2008/07/01

holidays, ready, go!

I'm deeply impressed by the ability of regeneration possessed by my organism. It was just last Friday that I passed my last exam in this term and out of such an amount of stress I would have borne if I'd only had something to bear at hand. But seeing M. on Saturday, the night of movies and endless talking in a cozy smelling A.'s house, and coming home at 7 a.m. through the vague Warsaw, plus Sunday, filled with sleep with a break for vanilla ice-cream - that was all enough. I'm ready again. I may still sleep awkwardly, in a wrong pace and breath, but the strings are loose, they actually sway as gently as a hammock – the hotbed of the debauchery, where my books, movies and sleep turns out boring at times – something not to believe in only a few days ago.
I'm still in the city, waiting for some papers at the linguistics that are already awaited at the psychology. Surprisingly, I don't mind. No doubt that the flimsy shadow in the "garden" by the University of Warsaw Library doesn't even resemble the surroundings of our house in the country ("a genuine extension of myself" – JW), but it does have some green grass, sparrows and gentle wind that distracts the water drops from the fountain straight to my skin. That's fairly enough and that compensates taking a crowded streetcar and my dense, heated flat. And when it nonetheless starts to become unbearable, there's always a cool hidden place in the Muranów movie theater, where I can reduce my being to the senses of sight and hearing, silently admiring Juliette Binoche in the "Flight of the Red Balloon".

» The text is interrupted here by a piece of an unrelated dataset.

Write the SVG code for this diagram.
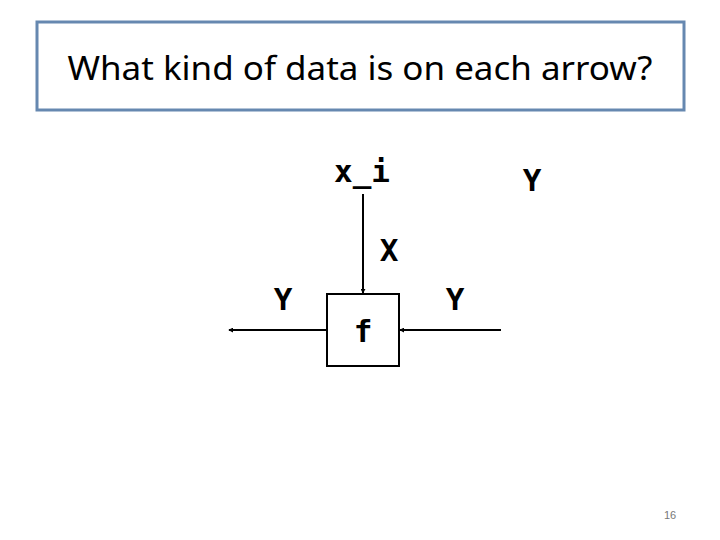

My solitude is weird. Weird because satisfactory and at the same time lined with fear and anxiety, like an unwise lonely stroll of a wild deer chased by hounds. On the surface it's nice, it doesn't require needless words when I have nothing to say. I have a free hand. But I can easily tell it's bitter as well, there's a strong sense of insecurity and longing.
But. I decided I'm through with the mortifying analyses of all sorts of my relationships, through with searching my mistakes and oversights, and most of all, their sources that might lie within my upbringing, genes or environment. The official reason of my resolution is lack of conclusions, the emptiness that was supposed to be filled with lessons learnt. Another thing is that I'm simply tired, tired to the point where I'm ready to plead guilty for now and forever, cover myself up with a quilt and sleep as soundly as the guilty one who has nothing to lose – a sign that the self-mortifying ceremonial has gone too far. Anyway, I feel completely excused since my mother, immersed in the trance of removing the strawberry stalks, said that when one has a character like mine, it's no wonder they don't have "much acquaintances". It's ever surprising, how we resemble Silver and her mother in JW's "Lighthousekeeping": "The eccentricities she described as mine were really her own. She was the one who hated going out. She was the one who couldn't live in the world she had been given. She longed for me to be free, and did everything she could to make sure it never happened."
Still, it felt strange when on Saturday morning I said "bye" to A., my groupmate, knowing that I'd see her again in three months time. Well. I may be antisocial but I'm always sentimental.